La partie s’avère donc à nouveau difficile pour l’extrême droite d’autant qu’on se souvient qu’en 2019 Eric Zemmour avait été au centre d’une polémique qui avait fait grand bruit au Maroc. Il avait accusé les immigrés marocains en France d’être responsables de l’antisémitisme dans l’hexagone. Un sociologue franco-marocain, Driss Ajbali, a d’ailleurs publié en librairie début février « Eric Zemmour, un outrage français » simultanément au Maroc, en Tunisie, Algérie et en France. L’essai, une charge documentée contre les thèses du polémiste français, ne facilitera pas l’entrée en campagne d’un candidat aux législatives qui se réclamerait de ses couleurs.
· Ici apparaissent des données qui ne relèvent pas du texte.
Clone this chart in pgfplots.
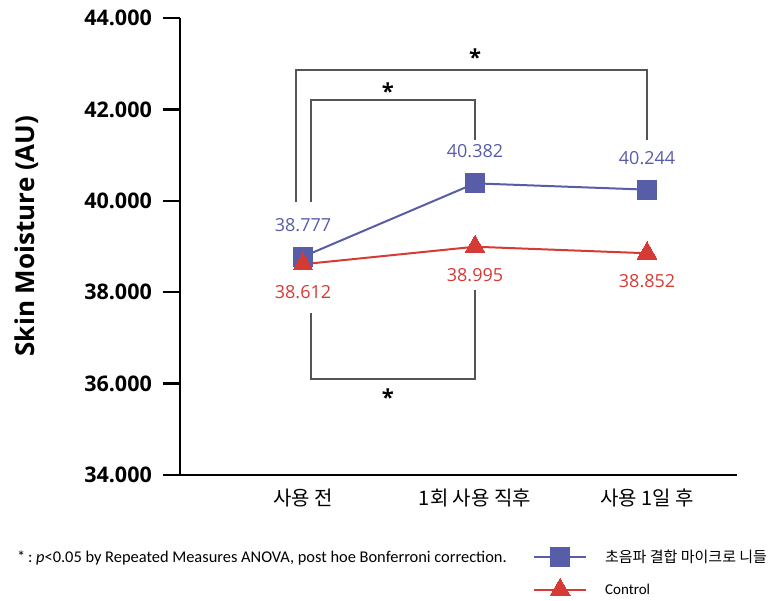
\documentclass[border=0pt]{standalone}
\usepackage{pgfplots}
\pgfplotsset{compat=1.18}
\usepackage{fontspec}
\setmainfont{Open Sans}
\newfontfamily\kr{Noto Sans CJK KR}
\newfontfamily\calfont{Carlito}
\definecolor{bluec}{RGB}{88,93,168}
\definecolor{redc}{RGB}{214,58,52}
\definecolor{brk}{RGB}{85,85,85}
\begin{document}
\begin{tikzpicture}
\path[use as bounding box] (0pt,0pt) rectangle (771pt,600pt);
\begin{axis}[
  at={(180pt,125pt)}, anchor=south west,
  scale only axis, width=557pt, height=457pt,
  xmin=-0.715, xmax=2.523,
  ymin=34, ymax=44,
  axis lines=left, axis line style={-, line width=2.5pt, black},
  ytick={34,36,38,40,42,44},
  xtick={0,1,2},
  xticklabels={{\kr 사용 전},{\kr 1회 사용 직후},{\kr 사용 1일 후}},
  tick align=outside,
  major tick length=17pt,
  ytick style={line width=2.5pt, black},
  xtick style={draw=none},
  /pgf/number format/assume math mode=true,
  /pgf/number format/.cd, fixed, fixed zerofill, precision=3,
  /pgfplots/.cd,
  yticklabel style={font=\bfseries\fontsize{21.5}{25}\selectfont, anchor=east, inner sep=0pt, xshift=-11pt},
  xticklabel style={font=\fontsize{20}{23}\selectfont, anchor=center, inner sep=0pt, yshift=-6pt},
  ylabel={\bfseries Skin Moisture (AU)},
  ylabel style={font=\fontsize{26}{30}\selectfont, at={(axis description cs:-0.275,0.523)}, anchor=center},
  clip=false,
  legend style={at={(axis description cs:0.634,-0.158)}, anchor=north west, draw=none, fill=none,
    inner sep=0pt, outer sep=0pt, row sep=12pt, column sep=0pt,
    /tikz/every odd column/.append style={column sep=18pt},
    nodes={inner sep=0pt, anchor=west}, font=\fontsize{15}{18}\selectfont},
  legend cell align=left,
  legend image code/.code={\draw[mark repeat=2,mark phase=2] plot coordinates {(0pt,0pt) (26pt,0pt) (52pt,0pt)};},
]
\addplot[color=bluec, line width=2pt, mark=square*, mark size=9.5pt, mark options={fill=bluec, draw=bluec, line width=0pt},
  nodes near coords,
  every node near coord/.append style={anchor=center, yshift=32pt, text=bluec, font=\fontsize{18}{21}\selectfont}]
  coordinates {(0,38.777) (1,40.382) (2,40.244)};
\addlegendentry{\kr 초음파 결합 마이크로 니들}
\addplot[color=redc, line width=2pt, mark=triangle*, mark size=11.5pt, mark options={fill=redc, draw=redc, line width=0pt},
  nodes near coords,
  every node near coord/.append style={anchor=center, yshift=-28pt, text=redc, font=\fontsize{18}{21}\selectfont}]
  coordinates {(0,38.612) (1,38.995) (2,38.852)};
\addlegendentry{\calfont Control}
% significance brackets
\draw[brk, line width=1.4pt] (axis cs:-0.041,39.97) |- (axis cs:2,42.86) -- (axis cs:2,41.33);
\draw[brk, line width=1.4pt] (axis cs:0.047,39.97) |- (axis cs:1,42.21) -- (axis cs:1,41.33);
\draw[brk, line width=1.4pt] (axis cs:0.047,37.545) |- (axis cs:1,36.10) -- (axis cs:1,38.05);
\node[font=\bfseries\fontsize{22}{26}\selectfont, yshift=-4pt] at (axis cs:1,43.234) {*};
\node[font=\bfseries\fontsize{22}{26}\selectfont, yshift=-4pt] at (axis cs:0.494,42.49) {*};
\node[font=\bfseries\fontsize{22}{26}\selectfont, yshift=-4pt] at (axis cs:0.494,35.79) {*};
\end{axis}
\node[anchor=west, font=\calfont\fontsize{16.4}{19}\selectfont, inner sep=0pt] at (17pt,42pt) {*\,:\ \textit{p}<0.05 by Repeated Measures ANOVA, post hoe Bonferroni correction.};
\end{tikzpicture}
\end{document}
9ème circo, qui aura le mot de la fin ?

Circonscription hors norme où l’influence de la présidentielle sur la législative se vérifiera à n’en pas douter, la 9ème risque de voir s’affronter des candidats qui feront des deux bastions électoraux du Maroc et de l’Algérie leurs cœurs de cibles. Etienne Smith, enseignant à Sciences Po, avait souligné la mise en avant du « capital d’autochtonie » des candidats sur la législative de 2017 après avoir analysé les mécanismes électoraux dans son étude « Voter au loin » publiée par le CERI de ScPo Paris. Nul doute que la mise en avant des origines de chacun jouera encore pleinement, tout comme les propositions de fond sur les sujets éducatifs culturels ou consulaires qui forment habituellement l’axe principal de campagnes où l’abstention massive reste le principal adversaire de chacun. 

La rédaction des Français.press souhaite une bonne campagne à tous.